I am currently sitting on the bench, and do not have control over it, as no one really has control over a park bench, and am simply sitting here until someone gives me incentive to leave this bench OF MY OWN ACCORD. Has that gotten through your braincase?

bugfartboy

Yep. I shoot at you with my slingshot while blowing my kazoo in your ear.

ArtDrake

Brilliant!! Outstanding!! Marvelous!! Spectacular!! You didn't dicatate my movement, and it's only slightly violent, but in the permissable range, and you've given me enough incentive to leave!! That deserves an A+!! That is exactly what I am looking for!!!!!!

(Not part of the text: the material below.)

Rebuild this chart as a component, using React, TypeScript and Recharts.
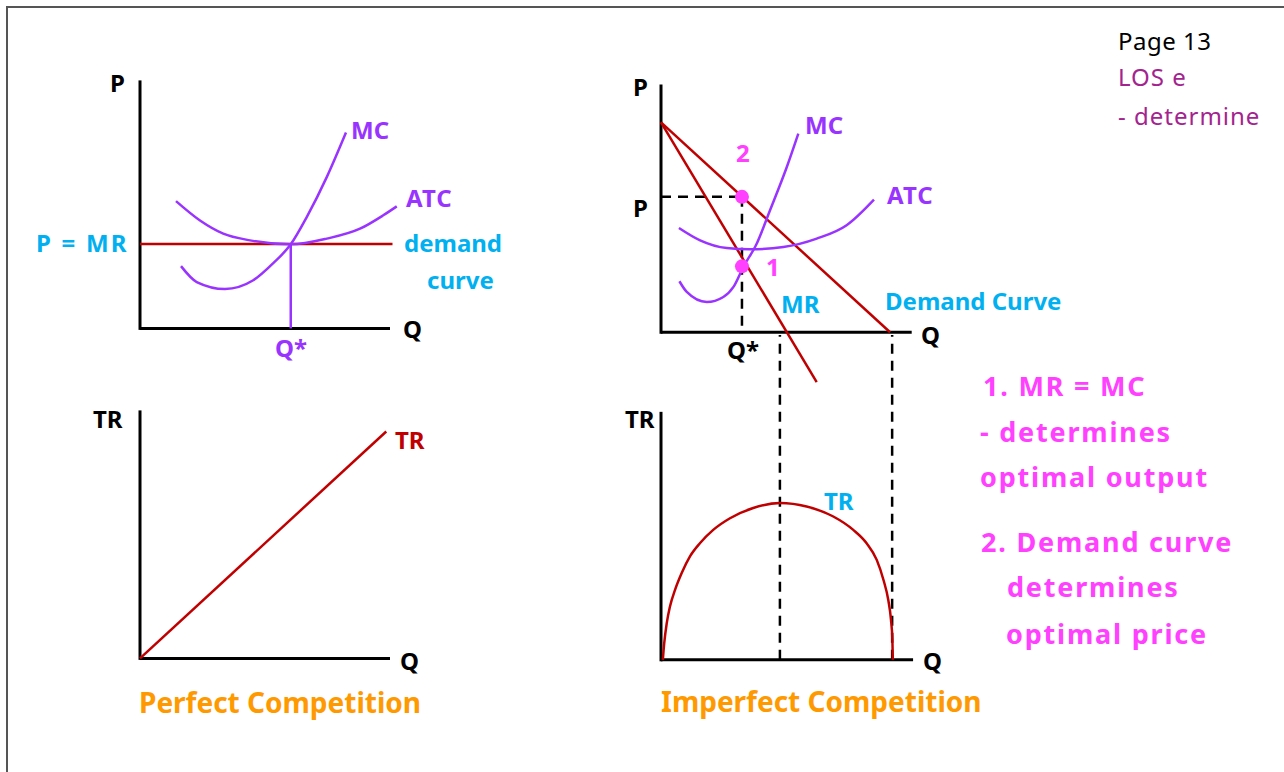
import React from 'react'
import { ComposedChart, Line, XAxis, YAxis, ReferenceLine, ReferenceDot } from 'recharts'

const FONT = '"Comic Sans MS", "Noto Sans", sans-serif'
const PURPLE = '#9933FF'
const RED = '#C00000'
const CYAN = '#00B0F0'
const PINK = '#FF40FF'
const ORANGE = '#FF9900'
const PLUM = '#A3238F'

// perfect competition, top panel (q, p)
const pcPriceLine = [{ q: 0, p: 3.4 }, { q: 10.1, p: 3.4 }]
const pcMC = [
  { q: 1.64, p: 2.51 }, { q: 2.27, p: 1.87 }, { q: 3.4, p: 1.59 }, { q: 4.53, p: 1.94 },
  { q: 5.33, p: 2.63 }, { q: 6.03, p: 3.39 }, { q: 6.67, p: 4.49 }, { q: 7.47, p: 6.1 }, { q: 8.24, p: 7.9 },
]
const pcATC = [
  { q: 1.44, p: 5.13 }, { q: 2.4, p: 4.35 }, { q: 3.33, p: 3.82 }, { q: 4.4, p: 3.55 },
  { q: 6.03, p: 3.39 }, { q: 7.47, p: 3.62 }, { q: 8.8, p: 4.02 }, { q: 9.73, p: 4.56 }, { q: 10.27, p: 4.92 },
]
const pcQstar = 6.03
// perfect competition, bottom panel (q, tr)
const pcTR = [{ q: 0, tr: 0 }, { q: 9.85, tr: 9.15 }]

// imperfect competition, top panel (q, p)
const icDemand = [{ q: 0, p: 10 }, { q: 9.96, p: 0 }]
const icMR = [{ q: 0, p: 10 }, { q: 6.77, p: -2.37 }]
const icMC = [
  { q: 0.8, p: 2.43 }, { q: 1.12, p: 1.92 }, { q: 1.99, p: 1.44 }, { q: 2.71, p: 1.68 }, { q: 3.15, p: 2.16 },
  { q: 3.58, p: 3.11 }, { q: 4.16, p: 4.22 }, { q: 4.74, p: 5.81 }, { q: 5.47, p: 7.87 }, { q: 5.97, p: 9.46 },
]
const icATC = [
  { q: 0.78, p: 4.97 }, { q: 1.7, p: 4.38 }, { q: 2.86, p: 4.01 }, { q: 3.87, p: 3.95 },
  { q: 5.32, p: 4.06 }, { q: 6.77, p: 4.46 }, { q: 8.07, p: 5.1 }, { q: 9.26, p: 6.32 },
]
const icQstar = 3.52
const icPrice = 6.45
const icMRatQstar = 3.14
// imperfect competition, bottom panel (q, tr)
const icTR = [
  { q: 0.08, tr: 0 }, { q: 0.14, tr: 0.67 }, { q: 0.25, tr: 1.48 }, { q: 0.39, tr: 2.15 }, { q: 0.61, tr: 2.82 },
  { q: 0.9, tr: 3.5 }, { q: 1.26, tr: 4.17 }, { q: 1.7, tr: 4.71 }, { q: 2.27, tr: 5.24 }, { q: 3.0, tr: 5.71 },
  { q: 4.01, tr: 6.12 }, { q: 5.17, tr: 6.32 }, { q: 6.33, tr: 6.18 }, { q: 7.49, tr: 5.78 }, { q: 8.36, tr: 5.24 },
  { q: 8.94, tr: 4.7 }, { q: 9.38, tr: 4.03 }, { q: 9.67, tr: 3.23 }, { q: 9.88, tr: 2.42 }, { q: 10.0, tr: 1.61 },
  { q: 10.06, tr: 0.81 }, { q: 10.08, tr: 0 },
]
const icTRpeakQ = 5.17
const icTRzeroQ = 10.05

type PanelProps = {
  ox: number
  oy: number
  sx: number
  sy: number
  xDomain: [number, number]
  yDomain: [number, number]
  children: React.ReactNode
}

function Panel({ ox, oy, sx, sy, xDomain, yDomain, children }: PanelProps) {
  const width = (xDomain[1] - xDomain[0]) * sx
  const height = (yDomain[1] - yDomain[0]) * sy
  const left = ox + xDomain[0] * sx
  const top = oy - yDomain[1] * sy
  return (
    <div style={{ position: 'absolute', left, top, width, height }}>
      <ComposedChart width={width} height={height} margin={{ top: 0, right: 0, bottom: 0, left: 0 }}>
        <XAxis type="number" dataKey="q" domain={xDomain} hide allowDataOverflow />
        <YAxis type="number" domain={yDomain} hide allowDataOverflow />
        {children}
      </ComposedChart>
    </div>
  )
}

function Txt({ x, y, size = 24, color = '#000', weight = 700, spacing = 0, children }: any) {
  return (
    <div
      style={{
        position: 'absolute', left: x, top: y - size * 0.63, fontSize: size, lineHeight: `${size * 1.2}px`,
        color, fontWeight: weight, fontFamily: FONT, whiteSpace: 'nowrap', letterSpacing: spacing,
      }}
    >
      {children}
    </div>
  )
}

const axisProps = { stroke: '#000', strokeWidth: 3 }
const dashProps = { stroke: '#000', strokeWidth: 2.5, strokeDasharray: '10 7' }

export default function App() {
  return (
    <div style={{ position: 'fixed', left: 0, top: 0, width: 1284, height: 772, overflow: 'hidden', background: '#fff' }}>
      <div style={{ position: 'absolute', left: 6, top: 6, width: 1300, height: 800, borderLeft: '2px solid #555', borderTop: '2px solid #555' }} />

      {/* perfect competition: cost curves */}
      <Panel ox={140} oy={328} sx={25} sy={24.8} xDomain={[-1, 11.5]} yDomain={[-0.8, 10.5]}>
        <ReferenceLine segment={[{ x: 0, y: -0.06 }, { x: 0, y: 10 }]} {...axisProps} />
        <ReferenceLine segment={[{ x: 0, y: 0 }, { x: 10, y: 0 }]} {...axisProps} />
        <ReferenceLine segment={[{ x: pcQstar, y: 0 }, { x: pcQstar, y: 3.4 }]} stroke={PURPLE} strokeWidth={2.5} />
        <Line data={pcPriceLine} dataKey="p" type="linear" stroke={RED} strokeWidth={2.5} dot={false} isAnimationActive={false} />
        <Line data={pcATC} dataKey="p" type="monotone" stroke={PURPLE} strokeWidth={2.5} dot={false} isAnimationActive={false} />
        <Line data={pcMC} dataKey="p" type="monotone" stroke={PURPLE} strokeWidth={2.5} dot={false} isAnimationActive={false} />
      </Panel>

      {/* perfect competition: total revenue */}
      <Panel ox={140} oy={658} sx={25} sy={24.8} xDomain={[-1, 11.5]} yDomain={[-0.8, 10.5]}>
        <ReferenceLine segment={[{ x: 0, y: -0.06 }, { x: 0, y: 10 }]} {...axisProps} />
        <ReferenceLine segment={[{ x: 0, y: 0 }, { x: 10, y: 0 }]} {...axisProps} />
        <Line data={pcTR} dataKey="tr" type="linear" stroke={RED} strokeWidth={2.5} dot={false} isAnimationActive={false} />
      </Panel>

      {/* imperfect competition: cost and revenue curves */}
      <Panel ox={661} oy={332} sx={23} sy={21} xDomain={[-1, 12]} yDomain={[-2.6, 12.3]}>
        <ReferenceLine segment={[{ x: 0, y: -0.07 }, { x: 0, y: 11.8 }]} {...axisProps} />
        <ReferenceLine segment={[{ x: 0, y: 0 }, { x: 10.9, y: 0 }]} {...axisProps} />
        <ReferenceLine segment={[{ x: 0, y: icPrice }, { x: icQstar, y: icPrice }]} {...dashProps} />
        <ReferenceLine segment={[{ x: icQstar, y: icPrice }, { x: icQstar, y: 0 }]} {...dashProps} />
        <Line data={icDemand} dataKey="p" type="linear" stroke={RED} strokeWidth={2.5} dot={false} isAnimationActive={false} />
        <Line data={icMR} dataKey="p" type="linear" stroke={RED} strokeWidth={2.5} dot={false} isAnimationActive={false} />
        <Line data={icATC} dataKey="p" type="monotone" stroke={PURPLE} strokeWidth={2.5} dot={false} isAnimationActive={false} />
        <Line data={icMC} dataKey="p" type="monotone" stroke={PURPLE} strokeWidth={2.5} dot={false} isAnimationActive={false} />
        <ReferenceDot x={icQstar} y={icPrice} r={7} fill={PINK} stroke="none" />
        <ReferenceDot x={icQstar} y={icMRatQstar} r={7} fill={PINK} stroke="none" />
      </Panel>

      {/* imperfect competition: total revenue */}
      <Panel ox={661} oy={660} sx={23} sy={24.8} xDomain={[-1, 12]} yDomain={[-0.5, 13.3]}>
        <ReferenceLine segment={[{ x: 0, y: -0.06 }, { x: 0, y: 10 }]} {...axisProps} />
        <ReferenceLine segment={[{ x: 0, y: 0 }, { x: 10.96, y: 0 }]} {...axisProps} />
        <ReferenceLine segment={[{ x: icTRpeakQ, y: 0 }, { x: icTRpeakQ, y: 13.1 }]} {...dashProps} />
        <ReferenceLine segment={[{ x: icTRzeroQ, y: 0 }, { x: icTRzeroQ, y: 13.1 }]} {...dashProps} />
        <Line data={icTR} dataKey="tr" type="monotone" stroke={RED} strokeWidth={2.5} dot={false} isAnimationActive={false} />
      </Panel>

      {/* labels, perfect competition */}
      <Txt x={110} y={84}>P</Txt>
      <Txt x={403} y={330}>Q</Txt>
      <Txt x={351} y={131} color={PURPLE}>MC</Txt>
      <Txt x={406} y={199} color={PURPLE} spacing={1}>ATC</Txt>
      <Txt x={36} y={244} color={CYAN} spacing={2.2}>P = MR</Txt>
      <Txt x={404} y={244} color={CYAN}>demand</Txt>
      <Txt x={427} y={281} color={CYAN}>curve</Txt>
      <Txt x={275} y={349} color={PURPLE}>Q*</Txt>
      <Txt x={93} y={420}>TR</Txt>
      <Txt x={395} y={441} color={RED}>TR</Txt>
      <Txt x={400} y={662}>Q</Txt>
      <Txt x={139} y={704} size={28} color={ORANGE}>Perfect Competition</Txt>

      {/* labels, imperfect competition */}
      <Txt x={633} y={88}>P</Txt>
      <Txt x={805} y={126} color={PURPLE}>MC</Txt>
      <Txt x={736} y={154} color={PINK}>2</Txt>
      <Txt x={633} y={209}>P</Txt>
      <Txt x={887} y={196} color={PURPLE} spacing={1}>ATC</Txt>
      <Txt x={766} y={268} color={PINK}>1</Txt>
      <Txt x={781} y={305} color={CYAN}>MR</Txt>
      <Txt x={885} y={302} color={CYAN}>Demand Curve</Txt>
      <Txt x={727} y={351}>Q*</Txt>
      <Txt x={921} y={336}>Q</Txt>
      <Txt x={625} y={420}>TR</Txt>
      <Txt x={824} y={502} color={CYAN}>TR</Txt>
      <Txt x={923} y={662}>Q</Txt>
      <Txt x={661} y={703} size={28} color={ORANGE}>Imperfect Competition</Txt>

      {/* notes */}
      <Txt x={1118} y={42} size={24} weight={400} spacing={0.5}>Page 13</Txt>
      <Txt x={1118} y={78} size={24} weight={400} spacing={1} color={PLUM}>LOS e</Txt>
      <Txt x={1118} y={117} size={24} weight={400} spacing={1} color={PLUM}>- determine</Txt>
      <Txt x={983} y={387} size={27} spacing={1.8} color={PINK}>1. MR = MC</Txt>
      <Txt x={980} y={433} size={27} spacing={1.8} color={PINK}>- determines</Txt>
      <Txt x={980} y={478} size={27} spacing={1.8} color={PINK}>optimal output</Txt>
      <Txt x={981} y={543} size={27} spacing={1.8} color={PINK}>2. Demand curve</Txt>
      <Txt x={1007} y={588} size={27} spacing={1.8} color={PINK}>determines</Txt>
      <Txt x={1006} y={635} size={27} spacing={1.8} color={PINK}>optimal price</Txt>
    </div>
  )
}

But now I'm going to have to one-up you with a vuvuzela. And if you don't know what it is, please look it up, as it's worth knowing. If you do, all the better for you.

VUVUZELA TIME!!!

bugfartboy

I accidentally sit on your horn shaped instrument. Sorry. And I'm half deaf today. Sinus pressure is blocking my eardrums. I pass gas very loudly.

ArtDrake

Hmm. I try to implicitly convert you to primitive data type int at runtime.

bugfartboy

It doesn't affect me. I am not a robot. Error error error error error error error error error...

I bring my dog and have her breathe on you. Hehe. But I have noseplugs.

ArtDrake

I'm not even in possession of the bench! What good can that accomplish? And... just ewrrrgghhh!

I set up a forcefield around the bench, cutting off fresh air supply. Whenever you feel the need to leave, go right ahead.